Los Angeles Times

Southern California to get a break from rain

Week ahead should be mostly dry and a bit warmer as Sierra sees even more snow.

- BY THOMAS CURWEN

As storm systems continue to sweep across Northern California, the Southland will be getting a bit of a reprieve. After gray skies Sunday that were expected to bring a light rain, less than one-tenth of an inch, the week ahead will be mostly dry and slightly warmer.

Mike Wofford, a meteorolog­ist with the National Weather Service in Oxnard, called Sunday’s showers a “nuisance rain.” Snow levels — less than an inch in the mountains — were expected to drop to 4,000 feet.

“We’re getting the fringes of a storm system centered to the north,” Wofford said. But “that should be the end of it.”

With communitie­s in the San Bernardino Mountains still buried by snow and facing a critical shortage of supplies, the forecast for the days ahead — blue skies, white clouds, highs in the low 60s — should come as a relief, and although there is a chance of rain next weekend, “we’re not saying a whole lot about it,” Wofford said. The models are still uncertain.

Farther north, the forecast calls for more snow in the Sierra Nevada. The UC Berkeley Central Sierra Snow Laboratory is expecting 2 to 4 feet more through Monday and the week ahead.

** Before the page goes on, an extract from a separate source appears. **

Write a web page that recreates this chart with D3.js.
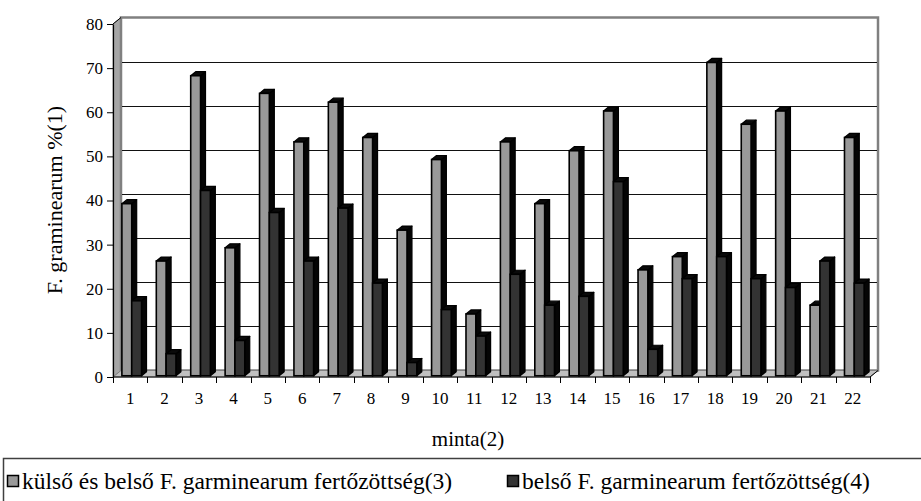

The lab is reporting a season total of almost 47 feet, which is within a foot of the 2016-17 snow season.

The return of familiar winter weather patterns is a relief to drought-parched California. The recent succession sequence of storms originated in the Gulf of Alaska, riding down the West Coast.

Wofford is reluctant to predict what lies ahead in March and April as winter turns to spring. “There is some indication that we will see heavier precipitat­ion down the road,” he said, “but we’re focused on the short term.”